We’re going through James Davison Hunter’s To Change The World chapter by chapter over the next few weeks. Here’s the abstract of chapter 5 “Evidence in History” from Hunter’s website:

The alternative view of cultural change that assigns roles not only to ideas but also to elites, networks, technology, and new institutions, provides a much better account of the growth in plausibility and popularity of these important cultural developments. This is the evidence of history—particularly clear in an overview of key moments in church history and the rise of the Enlightenment and its various manifestations. Change in culture or civilization simply does not occur when there is change in the beliefs and values in the hearts and minds of ordinary people or in the creation of mere artifacts.

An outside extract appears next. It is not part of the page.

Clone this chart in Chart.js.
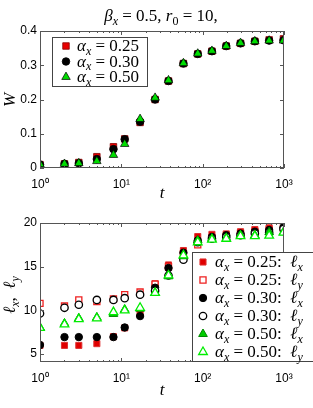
<!DOCTYPE html>
<html>
<head>
<meta charset="utf-8">
<script src="https://cdn.jsdelivr.net/npm/chart.js@4"></script>
<style>
  html, body { margin: 0; padding: 0; background: #fff; }
  #wrap { position: relative; width: 313px; height: 408px; overflow: hidden; }
  canvas { position: absolute; left: 0; }
  #top { top: 0; }
  #bot { top: 200px; }
</style>
</head>
<body>
<div id="wrap">
  <canvas id="top" width="313" height="200"></canvas>
  <canvas id="bot" width="313" height="208"></canvas>
</div>
<script>
/* ── data ── */
const times  = [1, 2, 3, 5, 8, 11, 17, 26, 38, 58, 87, 130, 195, 292, 438, 657, 985];
const alphas = ['0.25', '0.30', '0.50'];

const W_25 = [0.010, 0.012, 0.016, 0.033, 0.062, 0.085, 0.133, 0.200, 0.254, 0.305, 0.333, 0.341, 0.356, 0.364, 0.370, 0.374, 0.377];
const W_30 = [0.010, 0.012, 0.014, 0.026, 0.055, 0.084, 0.135, 0.200, 0.254, 0.305, 0.333, 0.341, 0.356, 0.364, 0.370, 0.372, 0.373];
const W_50 = [0.011, 0.012, 0.014, 0.020, 0.038, 0.070, 0.143, 0.205, 0.256, 0.306, 0.334, 0.342, 0.356, 0.365, 0.370, 0.372, 0.372];

const lx_25 = [6.0, 6.0, 6.0, 6.2, 7.0, 8.0, 9.6, 13.05, 15.2, 16.85, 18.45, 18.7, 18.75, 19.0, 19.25, 19.45, 19.6];
const ly_25 = [10.8, 10.5, 11.2, 11.0, 11.3, 11.8, 12.1, 13.0, 15.0, 16.5, 17.5, 18.3, 18.5, 18.8, 19.0, 19.2, 19.4];
const lx_30 = [6.05, 6.95, 6.95, 6.95, 6.95, 8.05, 9.35, 12.6, 14.85, 16.6, 18.0, 18.4, 18.6, 18.8, 19.0, 19.2, 19.5];
const ly_30 = [9.65, 10.3, 10.65, 11.2, 11.2, 11.4, 11.8, 12.25, 14.0, 15.8, 17.8, 18.2, 18.4, 18.6, 18.8, 18.9, 19.3];
const lx_50 = [8.05, 8.5, 9.1, 9.2, 9.6, 10.1, 10.2, 12.0, 13.9, 16.2, 18.0, 18.2, 18.3, 18.6, 18.6, 18.95, 18.95];
const ly_50 = [8.0, 8.4, 9.0, 9.1, 9.8, 10.0, 10.3, 12.0, 14.0, 16.3, 17.8, 18.1, 18.2, 18.5, 18.5, 18.55, 18.9];

const W_ticks = [0, 0.1, 0.2, 0.3, 0.4];
const l_ticks = [5, 10, 15, 20];

/* ── helpers ── */
const SERIF = '"Liberation Serif", "DejaVu Serif", serif';
const SUP = { 0: '\u2070', 1: '\u00b9', 2: '\u00b2', 3: '\u00b3' };

const pts = (ys) => times.map((t, i) => ({ x: t, y: ys[i] }));

/* parts: [text, kind]  kind: i = italic, r = roman, s = italic sub, sr = roman sub */
function mathText(ctx, parts, x, y, size, align = 'left') {
  const fontOf = (k) => {
    if (k === 'i') return `italic ${size}px ${SERIF}`;
    if (k === 'r') return `${size}px ${SERIF}`;
    if (k === 's') return `italic ${Math.round(size * 0.7)}px ${SERIF}`;
    return `${Math.round(size * 0.7)}px ${SERIF}`;
  };
  let total = 0;
  parts.forEach(([t, k]) => { ctx.font = fontOf(k); total += ctx.measureText(t).width; });
  let cx = align === 'center' ? x - total / 2 : x;
  ctx.textBaseline = 'alphabetic';
  ctx.textAlign = 'left';
  ctx.fillStyle = '#000';
  parts.forEach(([t, k]) => {
    ctx.font = fontOf(k);
    const dy = (k === 's' || k === 'sr') ? size * 0.22 : 0;
    ctx.fillText(t, cx, y + dy);
    cx += ctx.measureText(t).width;
  });
}

function drawMarker(ctx, ds, x, y) {
  ctx.save();
  ctx.fillStyle = ds.backgroundColor;
  ctx.strokeStyle = ds.borderColor;
  ctx.lineWidth = ds.borderWidth;
  Chart.helpers.drawPoint(ctx, { pointStyle: ds.pointStyle, radius: ds.pointRadius, rotation: 0, borderWidth: ds.borderWidth }, x, y);
  ctx.restore();
}

/* ── frame, inward ticks, labels, legend ── */
const decor = {
  id: 'decor',
  afterDraw(chart, args, o) {
    const { ctx, chartArea: a, scales } = chart;
    ctx.save();
    ctx.strokeStyle = '#555';
    ctx.lineWidth = 1;
    ctx.strokeRect(a.left + 0.5, a.top + 0.5, a.right - a.left - 1, a.bottom - a.top - 1);
    ctx.beginPath();
    for (let d = 1; d <= 1000; d *= 10) {
      for (let m = 1; m < 10; m++) {
        const v = d * m;
        if (v > 1000) break;
        const px = Math.round(scales.x.getPixelForValue(v)) + 0.5;
        const len = m === 1 ? 4 : 2;
        ctx.moveTo(px, a.bottom); ctx.lineTo(px, a.bottom - len);
        ctx.moveTo(px, a.top); ctx.lineTo(px, a.top + len);
      }
    }
    o.yTicks.forEach(v => {
      const py = Math.round(scales.y.getPixelForValue(v)) + 0.5;
      ctx.moveTo(a.left, py); ctx.lineTo(a.left + 4, py);
      ctx.moveTo(a.right, py); ctx.lineTo(a.right - 4, py);
    });
    ctx.stroke();

    if (o.title) mathText(ctx, o.title, 161, 21, 17, 'center');
    mathText(ctx, [['t', 'i']], (a.left + a.right) / 2, o.tY, 17, 'center');

    ctx.save();
    ctx.translate(15, o.yLabelY);
    ctx.rotate(-Math.PI / 2);
    mathText(ctx, o.yLabel, 0, 0, 17, 'center');
    ctx.restore();

    const L = o.legend;
    ctx.fillStyle = '#fff';
    ctx.fillRect(L.x, L.y, L.w, L.h);
    ctx.strokeStyle = '#444';
    ctx.strokeRect(L.x + 0.5, L.y + 0.5, L.w, L.h);
    chart.data.datasets.forEach((ds, i) => {
      const ry = L.row0 + i * L.rowH;
      drawMarker(ctx, ds, L.mx, ry);
      mathText(ctx, L.labels[i], L.tx, ry + 5, L.size);
    });
    ctx.restore();
  }
};

function xAxis(h, pad) {
  return {
    type: 'logarithmic', min: 1, max: 1000,
    grid: { display: false, drawTicks: false }, border: { display: false },
    ticks: {
      autoSkip: false, maxRotation: 0, padding: pad, color: '#000',
      font: { family: '"Liberation Sans", Arial, sans-serif', size: 12 },
      callback: (v) => { const e = Math.log10(v); return Number.isInteger(e) ? '10' + SUP[e] : ''; }
    },
    afterFit: (s) => { s.height = h; }
  };
}

function yAxis(min, max, ticks, fmt) {
  return {
    min, max,
    grid: { display: false, drawTicks: false }, border: { display: false },
    ticks: { padding: 3, color: '#000', font: { family: '"Liberation Sans", Arial, sans-serif', size: 12 }, callback: fmt },
    afterBuildTicks: (s) => { s.ticks = ticks.map(v => ({ value: v })); },
    afterFit: (s) => { s.width = 40; }
  };
}

function series(data, style, bg, border, r, bw, i) {
  return {
    data: pts(data), showLine: false, pointStyle: style, pointRadius: r, pointHoverRadius: r,
    backgroundColor: bg, borderColor: border, borderWidth: bw, order: 10 - i
  };
}

/* ── top: W(t) ── */
new Chart(document.getElementById('top'), {
  type: 'scatter',
  data: {
    datasets: [
      series(W_25, 'rect',     '#e80000', '#8a0000', 4.6, 0.8, 0),
      series(W_30, 'circle',   '#000000', '#000000', 3.8, 0.8, 1),
      series(W_50, 'triangle', '#00dd00', '#000000', 4.9, 0.7, 2),
    ]
  },
  options: {
    responsive: false, animation: false, events: [],
    layout: { padding: { top: 31, right: 29, left: 0, bottom: 0 } },
    plugins: {
      legend: { display: false }, tooltip: { enabled: false },
      decor: {
        yTicks: W_ticks, tY: 198, yLabelY: 100, yLabel: [['W', 'i']],
        title: [['β', 'i'], ['x', 's'], [' = 0.5, ', 'r'], ['r', 'i'], ['0', 'sr'], [' = 10,', 'r']],
        legend: {
          x: 52, y: 37, w: 95, h: 49, row0: 46, rowH: 15.5, mx: 66, tx: 77, size: 17,
          labels: alphas.map(a => [['α', 'i'], ['x', 's'], [' = ' + a, 'r']])
        }
      }
    },
    scales: {
      x: xAxis(32, 9),
      y: yAxis(0, 0.4, W_ticks, (v) => v === 0 ? '0' : v.toFixed(1))
    }
  },
  plugins: [decor]
});

/* ── bottom: l_x, l_y ── */
const comps = ['x', 'y'];
const botLabels = [];
alphas.forEach(a => comps.forEach(c => botLabels.push([['α', 'i'], ['x', 's'], [' = ' + a + ':  ', 'r'], ['ℓ', 'i'], [c, 's']])));

new Chart(document.getElementById('bot'), {
  type: 'scatter',
  data: {
    datasets: [
      series(lx_25, 'rect',     '#e00000', '#e03030', 4.3, 1,   0),
      series(ly_25, 'rect',     '#ffffff', '#ee2020', 4.3, 1.3, 1),
      series(lx_30, 'circle',   '#000000', '#000000', 3.7, 1,   2),
      series(ly_30, 'circle',   '#ffffff', '#000000', 3.7, 1.3, 3),
      series(lx_50, 'triangle', '#00cc00', '#008800', 5,   1,   4),
      series(ly_50, 'triangle', '#ffffff', '#00ee00', 5,   1.3, 5),
    ]
  },
  options: {
    responsive: false, animation: false, events: [],
    layout: { padding: { top: 23, right: 29, left: 0, bottom: 0 } },
    plugins: {
      legend: { display: false }, tooltip: { enabled: false },
      decor: {
        yTicks: l_ticks, tY: 195, yLabelY: 95,
        yLabel: [['ℓ', 'i'], ['x', 's'], [',  ', 'r'], ['ℓ', 'i'], ['y', 's']],
        legend: {
          x: 192, y: 52, w: 130, h: 109, row0: 62, rowH: 18, mx: 203, tx: 215, size: 17,
          labels: botLabels
        }
      }
    },
    scales: {
      x: xAxis(46, 9),
      y: yAxis(4.1, 20, l_ticks, (v) => String(v))
    }
  },
  plugins: [decor]
});
</script>
</body>
</html>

http://jamesdavisonhunter.com/to-change-the-world/chapter-abstracts/

OK, I’ll admit it. This chapter bothered me. Again, looking back, I can see that Hunter wasn’t really advocating what he was describing, he was merely reporting what had happened. In his description of the spread of Christianity, he in no way shows how the world changed the church even as the church was changing the world. In later essays, he’ll make it clear that that very thing is inevitable; you are always changed in some way by the very thing you seek to change. This especially applies to the church when it tries to use the ways of the world to change the world.

Getting back to the book, Hunter in this chapter traces key moments in church history and shows how the changes brought about at those times were top-down, institutionally-driven changes, rather than “grassroots” movements. Changes in beliefs and values don’t bring about culture change, nor does the production of artifacts (books, movies, etc.). As Hunter states, “ideas can have revolutionary and world-changing consequences and yet they appear to do so only when the kinds of structural conditions described here are in place.” (p. 78)

In the end, this chapter merely provides the historical evidence to back up the propositions of the last chapter.